We need better democracy. Standards in public life have declined, populists have won influence and power and inequality has risen. A democratic deficit has grown while trust in our institutions and civic engagement has reached an historic low.
Our political system is proving unfit for purpose just as a new class of intractable problems that demand urgent resolution are being addressed by people whose decisions are often their cause.
Exeter faces a cluster of such challenges but if reality is to match rhetoric profound change must take place. However, local responses are determined and delivered by multiple authorities with overlapping jurisdictions and often conflicting political perspectives and strategic interests.
Other actors and organisations also significantly influence decision-making which affects us all.
Two years ago Exeter City Council became what the Electoral Reform Society calls a “one party council”, after being dominated by the same political party for a decade. Devon County Council has been in this state since 2009.

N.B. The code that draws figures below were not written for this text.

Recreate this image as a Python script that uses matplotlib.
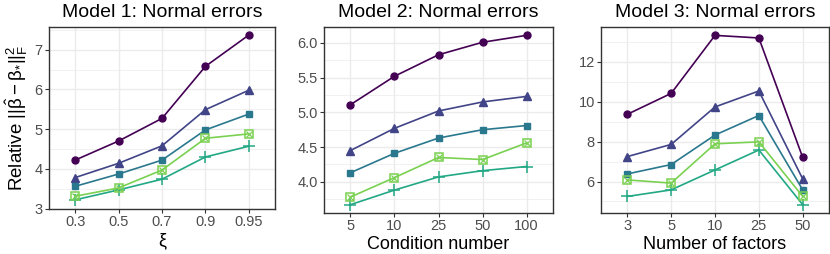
import matplotlib
matplotlib.use("Agg")
import matplotlib.pyplot as plt
from matplotlib.ticker import MultipleLocator
import numpy as np

plt.rcParams['font.family'] = ['Liberation Sans', 'DejaVu Sans']
plt.rcParams['mathtext.fontset'] = 'custom'
plt.rcParams['mathtext.rm'] = 'Liberation Sans'
plt.rcParams['mathtext.it'] = 'Liberation Sans'
plt.rcParams['mathtext.bf'] = 'Liberation Sans:bold'

# ---- data ----
titles = ["Model 1: Normal errors", "Model 2: Normal errors", "Model 3: Normal errors"]
xlabels = ["ξ", "Condition number", "Number of factors"]
xticks1 = ["0.3", "0.5", "0.7", "0.9", "0.95"]
xticks2 = ["5", "10", "25", "50", "100"]
xticks3 = ["3", "5", "10", "25", "50"]

m1_circle   = [4.22, 4.70, 5.27, 6.58, 7.37]
m1_triangle = [3.78, 4.14, 4.58, 5.49, 5.98]
m1_square   = [3.56, 3.87, 4.22, 4.98, 5.38]
m1_sqcross  = [3.31, 3.52, 3.97, 4.77, 4.88]
m1_plus     = [3.22, 3.47, 3.74, 4.30, 4.57]

m2_circle   = [5.11, 5.52, 5.83, 6.01, 6.11]
m2_triangle = [4.45, 4.77, 5.02, 5.15, 5.23]
m2_square   = [4.13, 4.41, 4.63, 4.75, 4.81]
m2_sqcross  = [3.78, 4.06, 4.35, 4.32, 4.56]
m2_plus     = [3.67, 3.88, 4.07, 4.16, 4.22]

m3_circle   = [9.37, 10.42, 13.33, 13.20, 7.21]
m3_triangle = [7.25, 7.86, 9.74, 10.54, 6.13]
m3_square   = [6.38, 6.85, 8.33, 9.31, 5.58]
m3_sqcross  = [6.08, 5.92, 7.89, 7.99, 5.25]
m3_plus     = [5.25, 5.58, 6.58, 7.58, 4.84]

colors = {"circle": "#440154", "triangle": "#414487", "square": "#2A788E",
          "plus": "#22A884", "sqcross": "#7AD151"}

panels = [
    (xticks1, {"circle": m1_circle, "triangle": m1_triangle, "square": m1_square,
               "plus": m1_plus, "sqcross": m1_sqcross}, (2.99, 7.57), 1, 0.5, None),
    (xticks2, {"circle": m2_circle, "triangle": m2_triangle, "square": m2_square,
               "plus": m2_plus, "sqcross": m2_sqcross}, (3.55, 6.23), 0.5, 0.25, "%.1f"),
    (xticks3, {"circle": m3_circle, "triangle": m3_triangle, "square": m3_square,
               "plus": m3_plus, "sqcross": m3_sqcross}, (4.42, 13.75), 2, 1, None),
]

W, H = 830, 254
fig = plt.figure(figsize=(W / 100, H / 100), dpi=100)
boxes = [(49, 27, 275, 209), (324, 27, 553, 213), (601, 27, 829, 213)]

for i, (ticks, series, ylim, maj, mnr, fmt) in enumerate(panels):
    x0, y0, x1, y1 = boxes[i]
    ax = fig.add_axes([x0 / W, 1 - y1 / H, (x1 - x0) / W, (y1 - y0) / H])
    x = np.arange(1, len(ticks) + 1)
    for name in ["circle", "triangle", "square", "plus", "sqcross"]:
        c = colors[name]
        y = series[name]
        if name == "circle":
            ax.plot(x, y, color=c, lw=1.2, marker="o", ms=5, zorder=3)
        elif name == "triangle":
            ax.plot(x, y, color=c, lw=1.2, marker="^", ms=5.5, zorder=3)
        elif name == "square":
            ax.plot(x, y, color=c, lw=1.2, marker="s", ms=5, zorder=3)
        elif name == "plus":
            ax.plot(x, y, color=c, lw=1.2, marker="+", ms=8, mew=1.1, zorder=3)
        else:
            ax.plot(x, y, color=c, lw=1.2, marker="s", ms=6, mfc="none", mew=1.1, zorder=3)
            ax.plot(x, y, ls="none", color=c, marker="x", ms=4.5, mew=0.9, zorder=3)
    ax.set_xlim(0.4, len(ticks) + 0.6)
    ax.set_ylim(*ylim)
    ax.set_xticks(x)
    ax.set_xticklabels(ticks)
    ax.yaxis.set_major_locator(MultipleLocator(maj))
    ax.yaxis.set_minor_locator(MultipleLocator(mnr))
    if fmt:
        ax.yaxis.set_major_formatter(matplotlib.ticker.FormatStrFormatter(fmt))
    ax.grid(True, which="major", color="#EBEBEB", lw=1.0, zorder=0)
    ax.grid(True, which="minor", axis="y", color="#EBEBEB", lw=0.5, zorder=0)
    ax.set_axisbelow(True)
    for s in ax.spines.values():
        s.set_color("#333333")
        s.set_linewidth(1.0)
    ax.tick_params(axis="both", which="major", length=3, width=0.8, color="#333333",
                   labelsize=10.5, labelcolor="#4D4D4D", pad=1.5)
    ax.tick_params(axis="y", which="minor", length=0)
    ax.set_title(titles[i], fontsize=14, pad=7)
    ax.set_xlabel(xlabels[i], fontsize=13, labelpad=2)
    if i == 0:
        ax.set_ylabel(r"Relative $||\hat{β}-β_{*}||_F^2$", fontsize=13.5, labelpad=3)

fig.savefig("out.png", dpi=100)
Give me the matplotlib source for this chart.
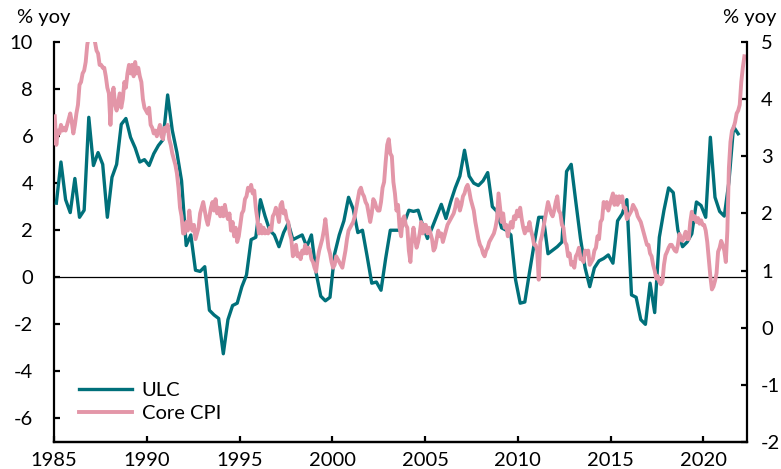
import numpy as np
import matplotlib
matplotlib.use("Agg")
import matplotlib.pyplot as plt

plt.rcParams['font.family'] = ['Lato', 'DejaVu Sans']
plt.rcParams['axes.unicode_minus'] = False

# unit labour costs, % yoy, quarterly from 1985Q1 (left axis)
ulc_start = 1985
ulc = [
    3.15, 4.9, 3.3, 2.75,      # 1985
    4.2, 2.55, 2.85, 6.8,      # 1986
    4.75, 5.3, 4.8, 2.55,      # 1987
    4.25, 4.8, 6.5, 6.75,      # 1988
    5.95, 5.5, 4.9, 5.0,       # 1989
    4.75, 5.25, 5.6, 5.85,     # 1990
    7.75, 6.25, 5.3, 4.1,      # 1991
    1.35, 1.8, 0.3, 0.25,      # 1992
    0.45, -1.4, -1.6, -1.75,   # 1993
    -3.25, -1.8, -1.2, -1.1,   # 1994
    -0.4, 0.1, 1.6, 1.7,       # 1995
    3.3, 2.6, 2.0, 1.8,        # 1996
    1.3, 1.9, 2.3, 1.6,        # 1997
    1.7, 1.8, 1.3, 1.8,        # 1998
    0.2, -0.8, -1.0, -0.85,    # 1999
    1.0, 1.8, 2.4, 3.4,        # 2000
    2.9, 1.9, 2.0, 0.9,        # 2001
    -0.25, -0.2, -0.55, 0.8,   # 2002
    2.0, 2.0, 2.0, 2.3,        # 2003
    2.85, 2.8, 2.85, 2.2,      # 2004
    1.65, 2.1, 2.6, 3.1,       # 2005
    2.5, 3.2, 3.8, 4.3,        # 2006
    5.4, 4.3, 4.0, 3.9,        # 2007
    4.1, 4.45, 3.0, 2.8,       # 2008
    2.1, 2.0, 1.8, -0.1,       # 2009
    -1.1, -1.05, 0.2, 1.4,     # 2010
    2.55, 2.55, 1.0, 1.15,     # 2011
    1.3, 1.5, 4.5, 4.8,        # 2012
    3.2, 1.65, 0.4, -0.4,      # 2013
    0.4, 0.7, 0.8, 0.95,       # 2014
    0.6, 2.4, 2.7, 3.3,        # 2015
    -0.75, -0.85, -1.8, -2.0,  # 2016
    -0.25, -1.5, 1.7, 2.85,    # 2017
    3.8, 3.6, 2.0, 1.3,        # 2018
    1.5, 1.85, 3.2, 3.05,      # 2019
    2.55, 5.95, 3.4, 2.8,      # 2020
    2.6, 4.05, 6.4, 6.1,       # 2021
]

# core CPI, % yoy, monthly from Jan 1985 (right axis)
cpi_start = 1985
core_cpi = [
    3.70, 3.20, 3.45, 3.40, 3.55, 3.45, 3.50, 3.45, 3.55, 3.65, 3.75, 3.60,  # 1985
    3.40, 3.55, 3.75, 3.90, 4.25, 4.30, 4.45, 4.50, 4.65, 4.95, 5.10, 5.20,  # 1986
    5.20, 5.10, 5.00, 4.85, 4.80, 4.60, 4.60, 4.55, 4.55, 4.40, 4.20, 4.10,  # 1987
    3.55, 4.05, 4.20, 3.90, 3.80, 3.95, 4.10, 3.85, 4.00, 4.30, 4.20, 4.45,  # 1988
    4.60, 4.45, 4.60, 4.40, 4.65, 4.45, 4.55, 4.40, 4.30, 4.00, 3.85, 3.80,  # 1989
    3.75, 3.85, 3.55, 3.50, 3.40, 3.45, 3.35, 3.45, 3.55, 3.35, 3.30, 3.50,  # 1990
    3.45, 3.55, 3.30, 3.20, 3.05, 2.95, 2.85, 2.70, 2.45, 2.10, 1.95, 1.65,  # 1991
    1.65, 1.85, 1.70, 2.05, 1.80, 1.70, 1.80, 1.55, 1.65, 1.75, 2.00, 2.10,  # 1992
    2.20, 2.05, 1.90, 1.80, 1.95, 2.10, 2.20, 2.05, 2.25, 2.00, 2.10, 1.95,  # 1993
    2.10, 1.95, 2.15, 2.00, 1.90, 2.00, 1.70, 1.85, 1.60, 1.75, 1.50, 1.60,  # 1994
    1.80, 2.00, 2.05, 2.25, 2.30, 2.45, 2.40, 2.50, 2.35, 2.40, 2.10, 1.90,  # 1995
    1.65, 1.80, 1.65, 1.75, 1.65, 1.70, 1.65, 1.75, 1.70, 1.95, 2.00, 2.10,  # 1996
    2.00, 1.85, 2.15, 2.20, 2.00, 2.05, 1.90, 1.85, 1.65, 1.55, 1.25, 1.30,  # 1997
    1.45, 1.25, 1.30, 1.20, 1.35, 1.30, 1.45, 1.30, 1.40, 1.35, 1.20, 1.15,  # 1998
    1.05, 0.98, 1.20, 1.35, 1.45, 1.55, 1.70, 1.90, 1.65, 1.40, 1.30, 1.15,  # 1999
    1.05, 1.10, 1.25, 1.20, 1.15, 1.10, 1.05, 1.20, 1.35, 1.55, 1.70, 1.75,  # 2000
    1.80, 1.85, 1.95, 2.10, 2.25, 2.40, 2.45, 2.35, 2.30, 2.20, 2.15, 2.00,  # 2001
    1.85, 2.00, 2.25, 2.20, 2.10, 2.05, 2.05, 2.20, 2.45, 2.55, 2.90, 3.20,  # 2002
    3.30, 3.05, 3.00, 2.55, 2.35, 2.05, 2.15, 1.75, 1.60, 1.90, 1.95, 1.80,  # 2003
    1.75, 1.35, 1.15, 1.55, 1.75, 1.55, 1.40, 1.50, 1.65, 1.85, 1.65, 1.80,  # 2004
    1.80, 1.65, 1.75, 1.65, 1.55, 1.35, 1.40, 1.55, 1.70, 1.60, 1.65, 1.50,  # 2005
    1.60, 1.70, 1.80, 1.85, 1.90, 1.95, 2.00, 2.10, 2.25, 2.20, 2.05, 2.15,  # 2006
    2.30, 2.35, 2.45, 2.50, 2.40, 2.25, 2.15, 2.05, 1.85, 1.70, 1.55, 1.45,  # 2007
    1.40, 1.30, 1.25, 1.35, 1.40, 1.50, 1.55, 1.60, 1.65, 1.75, 1.90, 2.35,  # 2008
    2.10, 1.85, 2.00, 1.75, 1.80, 1.60, 1.75, 1.85, 1.75, 1.95, 1.90, 2.05,  # 2009
    1.95, 2.10, 1.90, 1.75, 1.65, 1.75, 1.70, 1.85, 1.70, 1.60, 1.45, 1.45,  # 2010
    1.35, 0.84, 1.50, 1.60, 1.75, 1.90, 2.05, 2.20, 2.10, 2.00, 1.95, 2.05,  # 2011
    2.20, 2.30, 2.05, 2.00, 1.80, 1.75, 1.50, 1.45, 1.25, 1.30, 1.10, 1.15,  # 2012
    1.05, 1.25, 1.30, 1.40, 1.20, 1.20, 1.15, 1.35, 1.30, 1.35, 1.10, 1.15,  # 2013
    1.20, 1.35, 1.40, 1.60, 1.55, 1.85, 1.90, 2.20, 2.10, 2.20, 2.05, 2.15,  # 2014
    2.25, 2.35, 2.15, 2.30, 2.15, 2.30, 2.20, 2.30, 2.10, 2.10, 1.90, 1.95,  # 2015
    2.00, 2.05, 2.15, 2.10, 2.05, 1.95, 1.90, 1.85, 1.75, 1.65, 1.55, 1.45,  # 2016
    1.45, 1.30, 1.25, 1.10, 1.00, 0.86, 0.90, 0.80, 0.76, 0.80, 1.10, 1.27,  # 2017
    1.33, 1.40, 1.45, 1.45, 1.40, 1.35, 1.33, 1.45, 1.64, 1.55, 1.52, 1.60,  # 2018
    1.68, 1.55, 1.55, 1.85, 2.03, 1.90, 1.95, 1.85, 1.92, 1.82, 1.88, 1.80,  # 2019
    1.80, 1.70, 1.50, 1.21, 0.90, 0.67, 0.72, 0.82, 0.95, 1.33, 1.40, 1.52,  # 2020
    1.45, 1.35, 1.15, 1.70, 2.80, 3.25, 3.45, 3.50, 3.60, 3.75, 3.80, 3.90,  # 2021
    4.30, 4.55, 4.75,                                                        # 2022
]

teal = '#00707a'
pink = '#e396a8'

ulc_x = ulc_start + 0.125 + 0.25 * np.arange(len(ulc))
cpi_x = cpi_start + (np.arange(len(core_cpi)) + 0.5) / 12

fig = plt.figure(figsize=(7.81, 4.69), dpi=100)
ax = fig.add_axes([54 / 781, 1 - 442 / 469, (747 - 54) / 781, 400 / 469])
ax2 = ax.twinx()

ax.axhline(0, color='black', linewidth=0.9, zorder=1)
l1, = ax.plot(ulc_x, ulc, color=teal, linewidth=2.4, label='ULC', zorder=3)
l2, = ax2.plot(cpi_x, core_cpi, color=pink, linewidth=2.8, label='Core CPI')

ax.set_xlim(1985, 2022.35)
ax.set_ylim(-7, 10)
ax2.set_ylim(-2, 5)
ax.set_xticks(range(1985, 2021, 5))
ax.set_yticks(range(-6, 11, 2))
ax2.set_yticks(range(-2, 6))

fs = 14.5
for a in (ax, ax2):
    a.spines['top'].set_visible(False)
    for s in ('left', 'right', 'bottom'):
        a.spines[s].set_linewidth(1.6)
    a.tick_params(direction='in', length=4, width=1.6, labelsize=fs)
ax.spines['right'].set_visible(False)
ax2.spines['left'].set_visible(False)
ax.tick_params(axis='y', pad=15)
ax.tick_params(axis='x', pad=7)
ax2.tick_params(axis='y', pad=10)

fig.text(17 / 781, 1 - 18 / 469, '% yoy', fontsize=fs, ha='left', va='center')
fig.text(776 / 781, 1 - 18 / 469, '% yoy', fontsize=fs, ha='right', va='center')

ax.legend([l1, l2], ['ULC', 'Core CPI'], loc='lower left', frameon=False,
          fontsize=fs, handlelength=2.6, borderaxespad=0.0,
          bbox_to_anchor=(0.025, 0.03), labelspacing=0.3, handletextpad=0.5)

fig.savefig('out.png', dpi=100)
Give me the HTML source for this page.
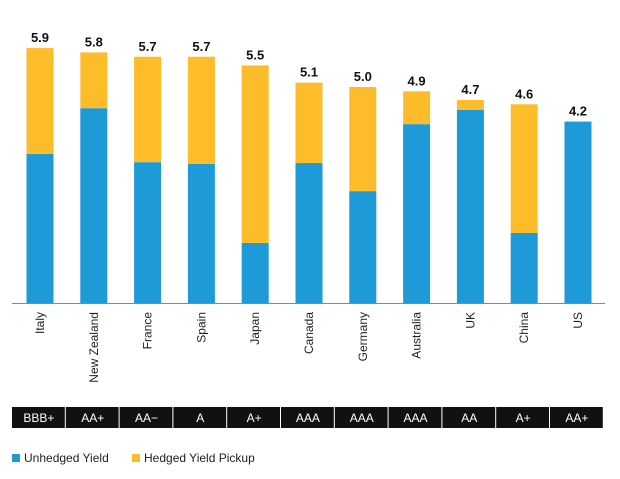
<!DOCTYPE html>
<html><head><meta charset="utf-8"><style>
body{margin:0;background:#fff;font-family:"Liberation Sans",sans-serif}
</style></head><body>
<svg id="chart" width="620" height="474" xmlns="http://www.w3.org/2000/svg"></svg>
<script>
const categories=["Italy","New Zealand","France","Spain","Japan","Canada","Germany","Australia","UK","China","US"];
const unhedged=[3.45,4.51,3.26,3.22,1.39,3.24,2.59,4.14,4.47,1.62,4.2];
const totals=[5.9,5.8,5.7,5.7,5.5,5.1,5.0,4.9,4.7,4.6,4.2];
const ratings=["BBB+","AA+","AA\u2212","A","A+","AAA","AAA","AAA","AA","A+","AA+"];
const svg=document.getElementById('chart');
const NS='http://www.w3.org/2000/svg';
const baseY=303,pxPer=43.2,x0=40,step=53.8,bw=27;
const y=v=>baseY-v*pxPer;
const xc=i=>x0+i*step;
function mk(t,a){const e=document.createElementNS(NS,t);for(const k in a)e.setAttribute(k,a[k]);svg.appendChild(e);return e;}
categories.forEach((c,i)=>{
  const b=mk('rect',{x:xc(i)-bw/2,y:y(unhedged[i]),width:bw,height:unhedged[i]*pxPer,fill:'#1f9ad8'});
  
  
  const h=totals[i]-unhedged[i];
  if(h>0){const r=mk('rect',{x:xc(i)-bw/2,y:y(totals[i]),width:bw,height:h*pxPer,fill:'#fdbd2b'});
    
    }
  const t=mk('text',{x:xc(i),y:y(totals[i])-6,'text-anchor':'middle','font-size':'13','font-weight':'bold',fill:'#111'});
  t.textContent=totals[i].toFixed(1);
  
  
  const l=mk('text',{transform:`translate(${xc(i)+4},312) rotate(-90)`,'text-anchor':'end','font-size':'12',fill:'#222'});
  l.textContent=c;
  
  
  const bx=mk('rect',{x:12+i*step,y:407,width:step-1,height:21,fill:'#111'});
  
  
  const rt=mk('text',{x:12+i*step+step/2,y:422,'text-anchor':'middle','font-size':'12',fill:'#fff'});
  rt.textContent=ratings[i];
  
  
});
const ax=mk('line',{x1:12,x2:605,y1:303.5,y2:303.5,stroke:'#888','stroke-width':1});


const lg=[['#1f9ad8','Unhedged Yield',12],['#fdbd2b','Hedged Yield Pickup',132]];
lg.forEach(([c,t,x],i)=>{
  const s=mk('rect',{x:x,y:454,width:8,height:8,fill:c});
  
  
  const tx=mk('text',{x:x+12,y:462,'font-size':'12',fill:'#222'});
  tx.textContent=t;
  
  
});
</script>
</body></html>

Research shows this greatly increases the likelihood of corruption, cronyism and spending decisions which offer poor value for public money.
“News organisations that deploy resources to really gather information are essential to a functioning democracy. It just doesn’t work if people don’t know.”
The city council has outsourced governance to unelected boards and policy-making to unaccountable organisations, undermined decision-making scrutiny and defied transparency legislation.
It has spent millions of pounds of public money on loss-making subsidiary companies and vanity projects, cutting budgets and selling assets to cover its losses.
The county council has come close to bankruptcy following serial failures in children’s services provision, sown division by bungling pilot projects and public consultations and is also cutting budgets and selling off assets while championing a devolution deal that will create an unaccountable new tier of local government.
Both produce a stream of public relations spin, alongside other key local institutions, that presents counterproductive choices as positive change or blames externalities instead of admitting responsibility for mistakes.
This misdirecting and misleading material is then presented as news in most local media channels.
The local democracy we need instead depends on people being sufficiently well-informed about what is taking place to actively engage in the interests of their family, friends and communities.
It doesn’t work without ready access to relevant, accurate, timely reporting on who is deciding what on whose behalf and what the costs and consequences of those decisions will be.